A woman talks to her husband whilst having chemotherapy

ATHENA: A trial looking at the effectiveness of using a combination of a PARP inhibitor (rucaparib) and an anti-PD-1 inhibitor (nivolumab) after initial chemotherapy in preventing cancer growth or recurrence

Trial at a glance

Open trial

  • Cancer type: Epithelial – high-grade serous and endometrioid
  • Treatment stage: Primary treatment
  • Acronym: ATHENA

A study in ovarian cancer patients evaluating rucaparib and nivolumab as maintenance treatment following response to front-line platinum-based chemotherapy (ATHENA)

Who can take part

Please note - unless we state otherwise in the summary, you need to talk to your doctor about joining a trial.


You may be eligible to take part in the study if you:

  • have a newly diagnosed, stage III or IV high-grade epithelial ovarian, primary peritoneal, or fallopian tube cancer that has responded to chemotherapy
  • are aged 18 and over
  • have had surgery for your cancer
  • have overall good levels of wellbeing and activity.

This is not an exhaustive list. Women interested in participating in a clinical trial should speak to their own doctor about what other criteria might apply.

About the trial

This trial looks to answer the question as to whether two different types of anti-cancer drugs, given as maintenance treatment are:

  • safe 
  • effective 
  • well-tolerated.

Maintenance treatment refers to drugs that are given to try to slow or prevent or delay the cancer's return after it has responded to chemotherapy.

There are three drugs used in this trial.

Rucaparib

  • An oral drug that belongs to a class of anti-cancer agents known as PARP inhibitors. This will be taken twice daily.
  • PARP is a protein inside cells that helps repair damage to DNA, which is the genetic material that carries the instructions for your body's growth and development, and allows cells to continue on living. Research has shown that PARP inhibitors stop the PARP protein from working, and that can sometimes cause cancer cells to stop growing.  

Nivolumab

  • A drug given intravenously (through a needle placed in a vein) once every four weeks.
  • This is a drug known as an anti-programmed death receptor-(PD)-1 inhibitor.
  • Nivolumab can block cancer's ability to hide itself and helps your T cells (part of your immune system) to be active and attack cancer cells again.

Placebo

  • A placebo is an inactive drug or treatment used in a clinical trial. It's sometimes referred to as a 'sugar pill'. In this trial the placebo will be either an inactive tablet or a saline or glucose infusion (do not contain an active drug). The placebo is designed to look like the medicine being tested, but it isn't active. Using a placebo in this way can help prevent patients and their doctors from figuring out which treatment group they were assigned to and to try and prevent bias in the results of the study. 
  • It's common for ovarian cancer patients who have responded to chemotherapy to wait and see what happens next. Therefore, in this case, a placebo arm is no different than a maintenance phase where a patient has follow up testing but is not taking any medication for cancer treatment.

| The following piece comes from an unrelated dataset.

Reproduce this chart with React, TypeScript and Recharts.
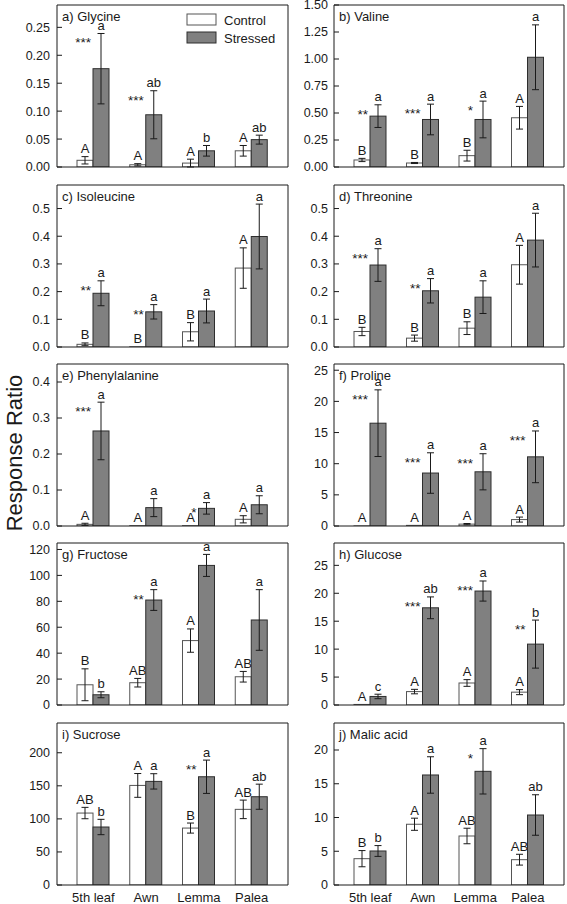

Women who enter the trial will be randomised (allocated into a treatment group by a computer) into one of four treatment groups. 

  • Group one: oral rucaparib + intravenous (IV) nivolumab
  • Group two: oral rucaparib + intravenous (IV) placebo
  • Group three: oral placebo+ intravenous (IV) nivolumab
  • Group four: oral placebo + intravenous (IV) placebo

As part of this trial, samples of tumour tissue and blood will also be collected to look for biomarkers. Biomarkers are substances such as genetic material (DNA) and proteins found in blood and tumour tissue that might show if a cancer patient will respond or not respond to a treatment.